Betta siamorientalis

Scientific classification
- Kingdom: Animalia
- Phylum: Chordata
- Class: Actinopterygii
- Order: Anabantiformes
- Family: Osphronemidae
- Genus: Betta
- Species: B. siamorientalis
- Binomial name: Betta siamorientalis Kowasupat, Panijpan, Ruenwongsa & Jeenthong, 2012

= Betta siamorientalis =

- Authority: Kowasupat, Panijpan, Ruenwongsa & Jeenthong, 2012

Species of fish

Betta siamorientalis is a species of gourami in genus Betta. It is a freshwater fish native to Asia, where it occurs in shallow marshes, grass fields, and paddy fields in some provinces in eastern Thailand (Chacheongsao, Sa Kaeo, Prachin Buri, some part of Chon Buri) and Cambodia and southern Vietnam.

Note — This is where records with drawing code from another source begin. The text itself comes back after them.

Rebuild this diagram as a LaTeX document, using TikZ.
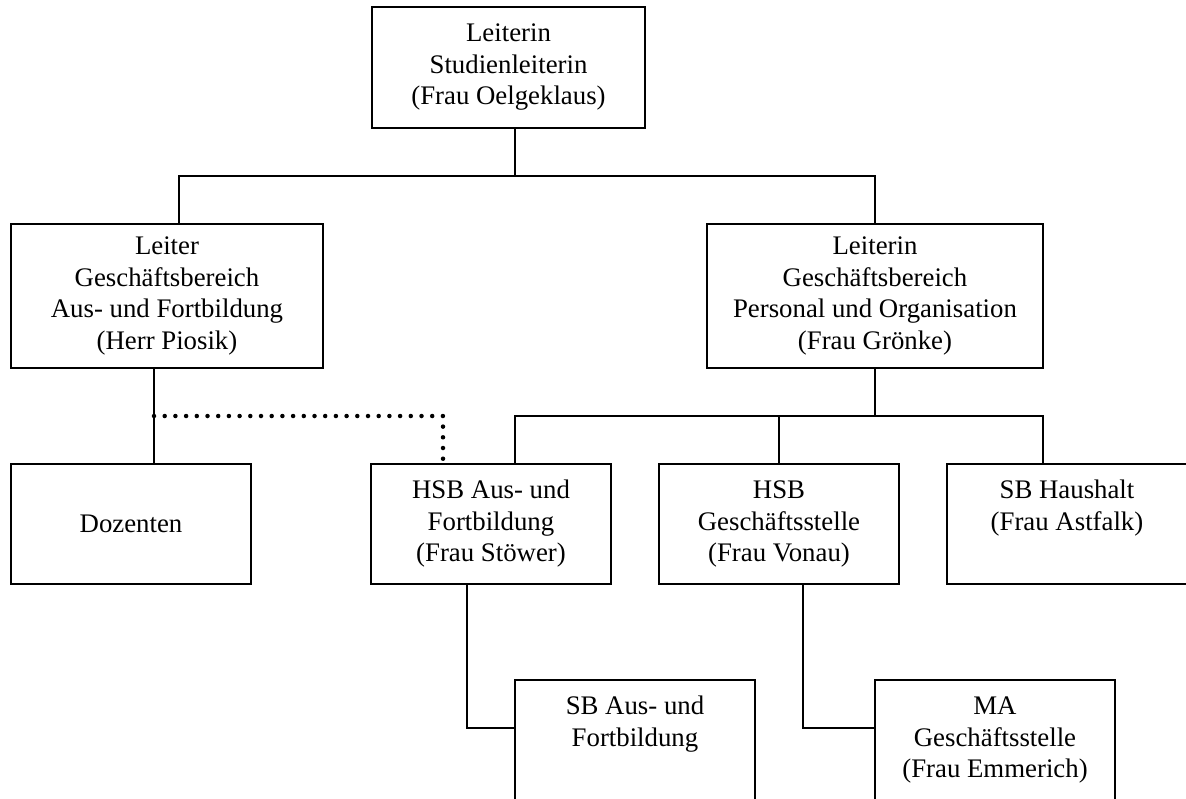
\documentclass[tikz,border=0pt]{standalone}
\usepackage{fontspec}
\setmainfont{Liberation Serif}
\usetikzlibrary{positioning}

\begin{document}
\begin{tikzpicture}[x=1pt,y=-1pt,unit/.style={draw,line width=2pt,align=center,inner sep=0pt,minimum width=240,minimum height=120},link/.style={line width=2pt},dots/.style={line width=4.5pt,line cap=round,dash pattern=on 0pt off 10.7pt},font=\fontsize{26.8}{31.5}\selectfont]
\useasboundingbox (0,0) rectangle (1186,798);
\node[unit,minimum width=273,minimum height=121](leitung) at (508.5,67.5){Leiterin\\Studienleiterin\\(Frau Oelgeklaus)};
\node[unit,minimum width=312,minimum height=144](gbaf) at (167,296){Leiter\\Geschäftsbereich\\Aus- und Fortbildung\\(Herr Piosik)};
\node[unit,minimum width=336,minimum height=144](gbpo) at (875,296){Leiterin\\Geschäftsbereich\\Personal und Organisation\\(Frau Grönke)};
\node[unit](dozenten) at (131,524){Dozenten};\node[unit](hsbaf) at (491,524){HSB Aus- und\\Fortbildung\\(Frau Stöwer)};
\node[unit](hsbgs) at (779,524){HSB\\Geschäftsstelle\\(Frau Vonau)};\node[unit](sbhh) at (1067,524){SB Haushalt\\(Frau Astfalk)\\\vphantom{()}};
\node[unit](sbaf) at (635,740){SB Aus- und\\Fortbildung\\\vphantom{()}};\node[unit](mags) at (995,740){MA\\Geschäftsstelle\\(Frau Emmerich)};
\coordinate (j1) at (515,176);\coordinate (j2) at (875,416);\coordinate (dz) at (154,416);
\draw[link]([xshift=6.5]leitung.south)--(j1);
\draw[link]([xshift=12]gbaf.north)|-(j1)-|(gbpo.north);
\draw[link]([xshift=-13]gbaf.south)--([xshift=-13]gbaf.south|-dozenten.north);
\draw[dots](dz)-|([xshift=-48]hsbaf.north);
\draw[link](gbpo.south)--(j2);
\draw[link]([xshift=24]hsbaf.north)|-(j2)-|([xshift=-24]sbhh.north);
\draw[link](hsbgs.north)--(hsbgs.north|-j2);
\draw[link]([xshift=-24]hsbaf.south)|-([yshift=12]sbaf.west);
\draw[link]([xshift=24]hsbgs.south)|-([yshift=12]mags.west);
\end{tikzpicture}
\end{document}
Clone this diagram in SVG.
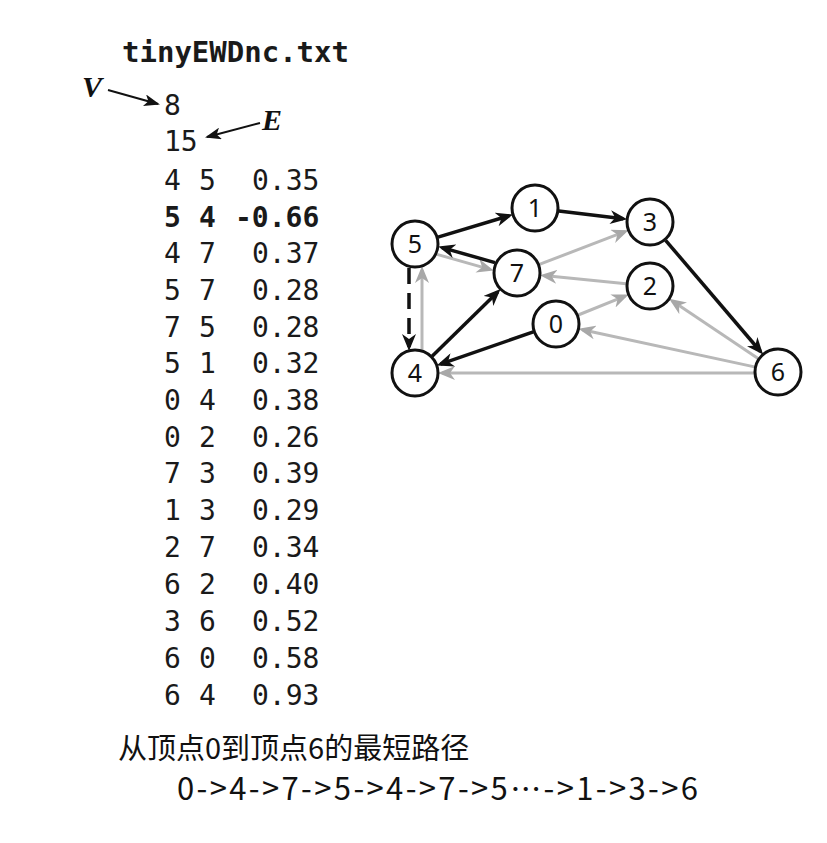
<svg xmlns="http://www.w3.org/2000/svg" width="827" height="843" viewBox="0 0 827 843">
<style>
.mono{font-family:"DejaVu Sans Mono","Liberation Mono",monospace;font-size:28px;fill:#1a1a1a}
.b{font-weight:bold}
.lbl{font-family:"Noto Sans","DejaVu Sans",sans-serif;font-size:25px;fill:#111;text-anchor:middle}
.node circle{fill:#fff;stroke:#111;stroke-width:3}
.blk{stroke:#111;stroke-width:3.5;fill:none}
.gry{stroke:#b8b8b8;stroke-width:3;fill:none}
.ital{font-family:"Liberation Serif","DejaVu Serif",serif;font-style:italic;font-weight:bold;font-size:30px;fill:#111}
.cjk{font-family:"Noto Sans CJK SC","Noto Sans",sans-serif;fill:#111}
</style>
<defs>
<marker id="ab" markerUnits="userSpaceOnUse" markerWidth="20" markerHeight="14" refX="13" refY="7" orient="auto">
<path d="M0,0 L17,7 L0,14 L5,7 z" fill="#111"/>
</marker>
<marker id="ag" markerUnits="userSpaceOnUse" markerWidth="20" markerHeight="14" refX="13" refY="7" orient="auto">
<path d="M0,0 L17,7 L0,14 L5,7 z" fill="#a8a8a8"/>
</marker>
<marker id="at" markerUnits="userSpaceOnUse" markerWidth="18" markerHeight="12" refX="14" refY="6" orient="auto">
<path d="M0,0 L16,6 L0,12 L4,6 z" fill="#111"/>
</marker>
</defs>
<rect width="827" height="843" fill="#fff"/>

<g id="listing">
<text class="mono b" x="122" y="62" style="font-size:29px">tinyEWDnc.txt</text>
<text class="ital" x="82" y="97">V</text>
<text class="ital" x="262" y="130">E</text>
<text class="mono" x="164" y="115">8</text>
<text class="mono" x="164" y="151">15</text>
<g class="mono">
<text y="190"><tspan x="164">4</tspan><tspan x="199">5</tspan><tspan x="252">0.35</tspan></text>
<text y="227" font-weight="bold"><tspan x="164">5</tspan><tspan x="199">4</tspan><tspan x="235">-0.66</tspan></text>
<text y="263"><tspan x="164">4</tspan><tspan x="199">7</tspan><tspan x="252">0.37</tspan></text>
<text y="300"><tspan x="164">5</tspan><tspan x="199">7</tspan><tspan x="252">0.28</tspan></text>
<text y="337"><tspan x="164">7</tspan><tspan x="199">5</tspan><tspan x="252">0.28</tspan></text>
<text y="373"><tspan x="164">5</tspan><tspan x="199">1</tspan><tspan x="252">0.32</tspan></text>
<text y="410"><tspan x="164">0</tspan><tspan x="199">4</tspan><tspan x="252">0.38</tspan></text>
<text y="447"><tspan x="164">0</tspan><tspan x="199">2</tspan><tspan x="252">0.26</tspan></text>
<text y="483"><tspan x="164">7</tspan><tspan x="199">3</tspan><tspan x="252">0.39</tspan></text>
<text y="520"><tspan x="164">1</tspan><tspan x="199">3</tspan><tspan x="252">0.29</tspan></text>
<text y="557"><tspan x="164">2</tspan><tspan x="199">7</tspan><tspan x="252">0.34</tspan></text>
<text y="594"><tspan x="164">6</tspan><tspan x="199">2</tspan><tspan x="252">0.40</tspan></text>
<text y="631"><tspan x="164">3</tspan><tspan x="199">6</tspan><tspan x="252">0.52</tspan></text>
<text y="668"><tspan x="164">6</tspan><tspan x="199">0</tspan><tspan x="252">0.58</tspan></text>
<text y="705"><tspan x="164">6</tspan><tspan x="199">4</tspan><tspan x="252">0.93</tspan></text>
</g>
</g>

<g id="connectors">
<line x1="108" y1="90" x2="158" y2="104" stroke="#111" stroke-width="2" marker-end="url(#at)"/>
<line x1="260" y1="123" x2="207" y2="137" stroke="#111" stroke-width="2" marker-end="url(#at)"/>
<!-- gray edges -->
<line class="gry" x1="422" y1="350" x2="422" y2="270" marker-end="url(#ag)"/>
<line class="gry" x1="437" y1="254.4" x2="489.9" y2="269.4" marker-end="url(#ag)"/>
<line class="gry" x1="539.4" y1="264.4" x2="624.8" y2="231.7" marker-end="url(#ag)"/>
<line class="gry" x1="626.1" y1="283.7" x2="543.9" y2="275.6" marker-end="url(#ag)"/>
<line class="gry" x1="578.2" y1="315" x2="625" y2="296.1" marker-end="url(#ag)"/>
<line class="gry" x1="758.1" y1="358.6" x2="672.4" y2="301.1" marker-end="url(#ag)"/>
<line class="gry" x1="754.5" y1="366.9" x2="582.4" y2="329.7" marker-end="url(#ag)"/>
<line class="gry" x1="754" y1="373" x2="442" y2="373" marker-end="url(#ag)"/>
<!-- black edges -->
<line class="blk" x1="438" y1="237.1" x2="509.1" y2="215.7" marker-end="url(#ab)"/>
<line class="blk" x1="558.8" y1="210.9" x2="623.2" y2="218.7" marker-end="url(#ab)"/>
<line class="blk" x1="665.6" y1="240.3" x2="760.5" y2="351.5" marker-end="url(#ab)"/>
<line class="blk" x1="495" y1="262.6" x2="442.1" y2="247.6" marker-end="url(#ab)"/>
<line class="blk" x1="432.1" y1="356.2" x2="497.7" y2="291.9" marker-end="url(#ab)"/>
<line class="blk" x1="533.3" y1="331.9" x2="440.5" y2="364.1" marker-end="url(#ab)"/>
<line class="blk" x1="409" y1="268" x2="409" y2="347" stroke-dasharray="16 9" marker-end="url(#ab)"/>
</g>

<g id="n0" class="node"><circle cx="556" cy="324" r="23"/><text class="lbl" x="556" y="333">0</text></g>
<g id="n1" class="node"><circle cx="535" cy="208" r="23"/><text class="lbl" x="535" y="217">1</text></g>
<g id="n2" class="node"><circle cx="650" cy="286" r="23"/><text class="lbl" x="650" y="295">2</text></g>
<g id="n3" class="node"><circle cx="650" cy="222" r="23"/><text class="lbl" x="650" y="231">3</text></g>
<g id="n4" class="node"><circle cx="415" cy="373" r="23"/><text class="lbl" x="415" y="382">4</text></g>
<g id="n5" class="node"><circle cx="415" cy="244" r="23"/><text class="lbl" x="415" y="253">5</text></g>
<g id="n6" class="node"><circle cx="778" cy="372" r="23"/><text class="lbl" x="778" y="381">6</text></g>
<g id="n7" class="node"><circle cx="517" cy="273" r="23"/><text class="lbl" x="517" y="282">7</text></g>

<g id="caption">
<text class="cjk" x="118" y="759" font-size="29">从顶点0到顶点6的最短路径</text>
<text class="cjk" x="177" y="800" font-size="31" textLength="521" lengthAdjust="spacing">0-&gt;4-&gt;7-&gt;5-&gt;4-&gt;7-&gt;5⋯-&gt;1-&gt;3-&gt;6</text>
</g>
</svg>
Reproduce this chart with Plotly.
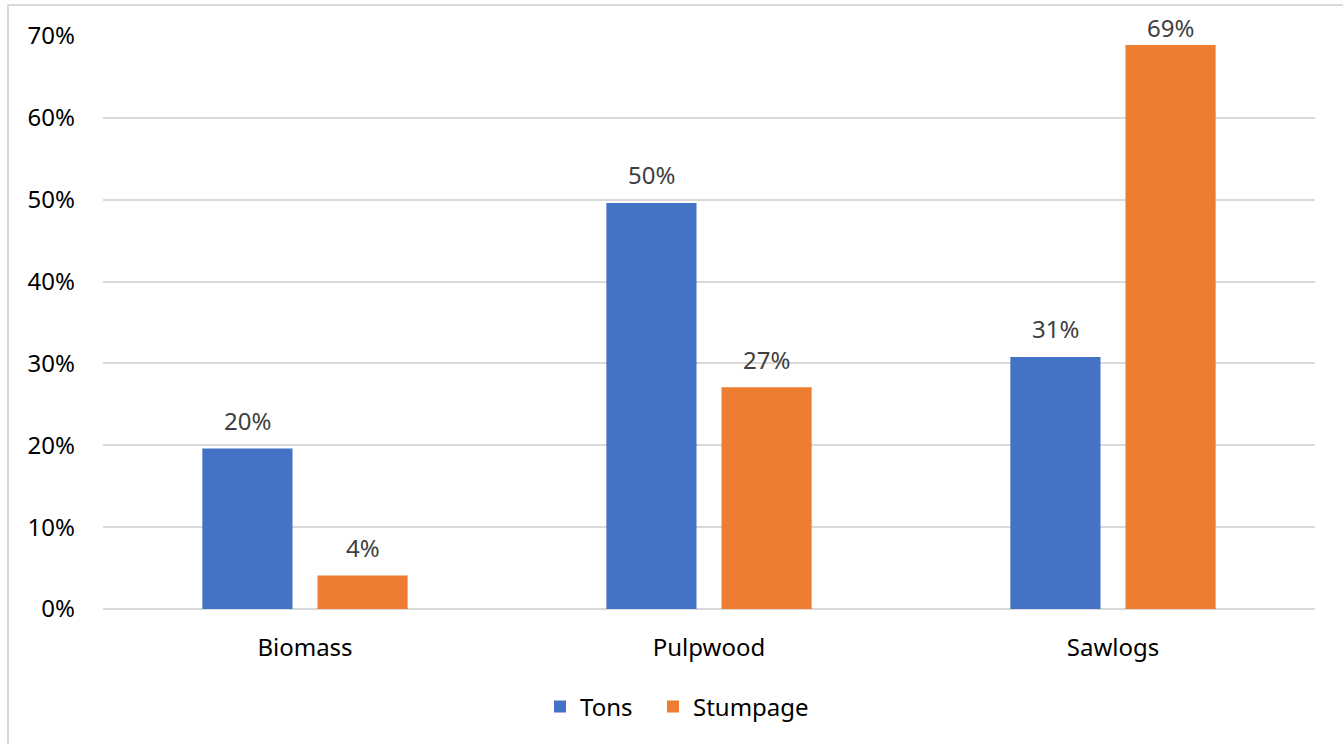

It is typically found in still, vegetated environments at the water's edge and is known to use aquatic plants as shelter for building and guarding bubble nests. It is known to occur alongside the species Anabas testudineus, Lepidocephalichthys hasselti, Macrognathus siamensis, Monopterus albus, Pangio anguillaris, Trichopodus trichopterus, Trichopsis pumila, Trichopsis schalleri, and Trichopsis vittata. The species reaches 3.6 cm (1.4 inches) in standard length and is known to be a facultative air-breather.

Betta siamorientalis was described in 2012 next to Betta mahachaiensis on December in the same year by a team of biologists from Thailand led by Dr. Bhinyo Panijpan's Mahidol University research group (with PhD candidate Mr. Chanon Kowasupat) in Vertebrate Zoology journal.